Là encore, l'Anonyme de Carpentras décrit en 1628 de la manière la plus précise et vivante le déroulement du passage au statut de femme, quand les autres témoignages de l'époque taisent ou ignorent cette humanité des soi-disant "sauvages" :
« Lorsqu'un père ou une mère commencent à s'apercevoir que leur fille a ses purgations, ils invitent quelques habitants (des principaux du village) qui se rendent dans la cabane du père de la fille, en présence desquels on l'emmène, puis on la peint toute de rouge et après on lui rase tous ses cheveux. Cela fait, on la fait asseoir sur une grande pierre plate qu'ils nomment tebou, et puis on lui ceint le dessous des aisselles avec un fil de coton comme aussi on lui lie les doigts de pied avec un autre semblable fil, et en cette sorte la mette dans un lit de coton [hamac] préparé pour cette affaire, tout contre la pierre susdite, lequel est pendu de la hauteur d'un grand homme, à cette fin qu'elle n'en puisse descendre sans aide, et puis on lui baille une poignée de coton pour la nécessité de son mal.
Cela fait, on commence à caouyner [partager la bière], cependant que la fille est prisonnière de son lit où elle doit demeurer quatre jours entiers sans manger ni boire, jusqu'au cinquième, encore près du soleil couchant, qu'alors sa mère lui apporte du vin chaud fait de patate, avec une patate cuite, et pendant les cinq premiers jours, environ huit heures du matin, sa mère la fait sortir pour la laver, et pour ce faire la fait asseoir sur ladite pierre, et puis lui vide deux grands pleins coys d'eau sur la tête, et incontinent on la remet dans son lit. Et au cinquième jour, après qu'elle a mangé, on lui abaisse son lit selon l'ordinaire, et puis elle jeûne un moins durant, dans lequel elle ne mange chaque jour que la largueur deux fois la paume de la main d'un milieu d'une cassave, et boit environ une chopine de vin [de patate ?], et pendant ce temps de jeûne, si elle a envie de contenter nature, il faut qu'elle attende qu'il soit nuit, afin que personne ne la voie sortir, ce qu'elle n'ose encore faire par la porte ordinaire, mais elle passe par où avons dit que Chemin passe lorsqu'il s'en vient. » (Anonyme de Carpentras, 1618-1620, éd.

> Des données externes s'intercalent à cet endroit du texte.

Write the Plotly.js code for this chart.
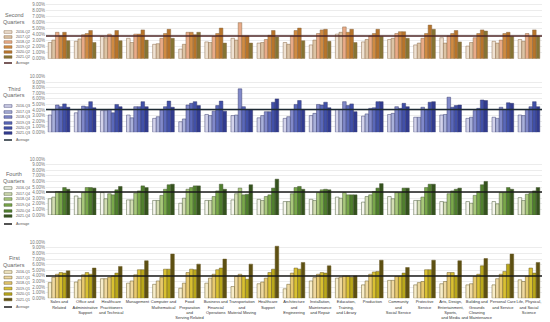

Moreau 2002, 195-196).
Le vin chaud de patate est la bière écumante en pleine fermentation. Elle semble bouillir. Du reste, la fermentation est fortement calorique. Un mois de jeûne pour une jeune fille affaiblie par ses premières règles est une terrible épreuve physique et mentale. Après un mois, la jeune fille est admise dans le cercle des adultes. Sa réintégration sociale est également très ritualisée :
« Au bout d'un mois le père fait un caouynage [partie de bière], où sont invités la plupart de ceux de l'île auxquels, assemblés sous la grande halle, on apporte tous les bords des cassaves qu'ils prennent au village. Et puis on emmène la fille, qui est fort maigre et exténuée, laquelle on peint de rouge par tout le corps, et puis on la découpe en losange [avec une teinture] depuis la plante des pieds jusqu'aux bouts des épaules. Cela fait, on lui donne à manger et à boire tant qu'elle veut, et est libre dorénavant de se marier et d'aller au caouynages, et de s'y enivrer, ce qu'elle n'eût osé faire auparavant, et au bout de huit ou six jours après l'on fait un autre caouiynage, où l'on y barbouille le visage de la fille, qui est par ce moyen rendue libre de faire tout ce que les femmes mariées peuvent faire, et se trouver aux assemblés où l'on fait venir Chemin, et peut l'interroger sur ce qu'il lui plaira. » (Anonyme de Carpentras, 1618-1620, éd. Moreau 2002, 196-197).